Our vision of inclusion is built on the future, not the past; we are creating that which has not been before. If we can understand that the Right uses divisiveness to destroy our vision of inclusion, then we can learn that our most effective work of resistance and liberation is to make connections, both politically and personally. Making true connections may be the most cutting edge work for the 1990's.

I have seen this work taking place in rural Oregon communities this spring where people are coming together to talk about claiming their communities. Lesbians and gay men, people of color, feminists, ministers, social workers, labor unionists, domestic violence workers, blue-collar workers, etc., are gathering in common cause to say to each other that this attack by the Christian Right against the lesbian and gay community is actually a fundamental threat to democracy that affects everyone. These rural Oregonians are sick of the Christian Right framing the issues and controlling the public debate for the past two decades.
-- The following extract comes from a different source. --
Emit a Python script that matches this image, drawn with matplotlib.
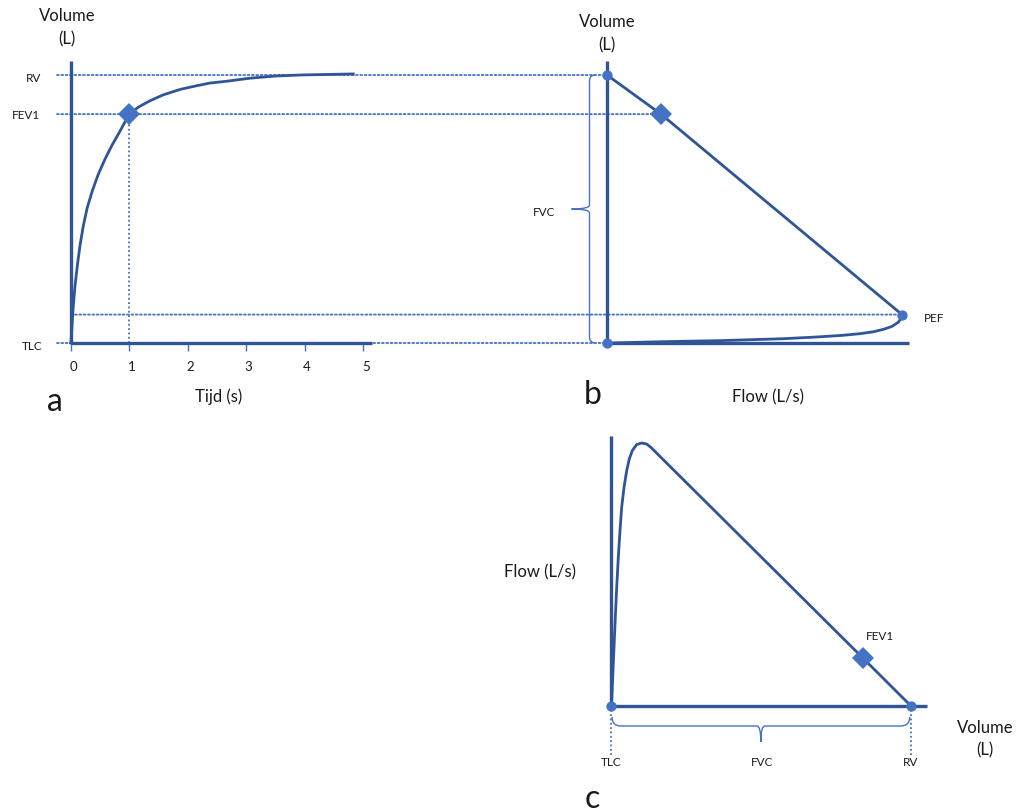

It is clear to them from looking at their school boards, for example, that the Right has infiltrated deeply into their communities, and they are scared. Instead of allowing the Right to create the rules of community life and to determine who gets to participate, these community people want to work together for a common vision that includes everyone. This means that people who have traditio nally had little to do with each other are now sitting side by side and learning about each other's lives. This process gives me great hope. I think people are hungry for true information and for a way to work together for justice in every community.

While many progressive people agree that we must work against racism, sexism, homophobia, anti-Semitism, etc., I'm not sure that we always understand how intricately these oppressions are linked and how deeply they are connected to our very survival. For instance, do white lesbians and gay men truly understand that fighting against racism is key to our freedom? As we pursue liberation, we will have to build politics of connection from those glimpses we get of our shared destiny with other oppressed people.

Sometimes I feel our work is like celestial navigation. Before directional instruments were invented, sailors navigated the seas by fixing their compass on the North star; however, if they fixed on the wrong star, then everything thereafter was off course. We are working against years of a society fixing on the wrong star. This nation has built all its institutions and policies from the starting point of a fundamental lie: that certain groups of people are inferior to others and hence should be subordinate d to them. Every direction taken from this fundamental lie puts us off course, and group after group gets lost. If one begins with the lie that people of color are inferior to white people, then it makes equal sense that women are inferior to men. And so it goes. It is our work to fix upon the truth: that all people are of equal worth and deserve justice.

We must do this work as though our lives depend on it. Because they do all of them, no matter what sex or race or sexual identity or class. There must be justice for all of us or there will be peace for none.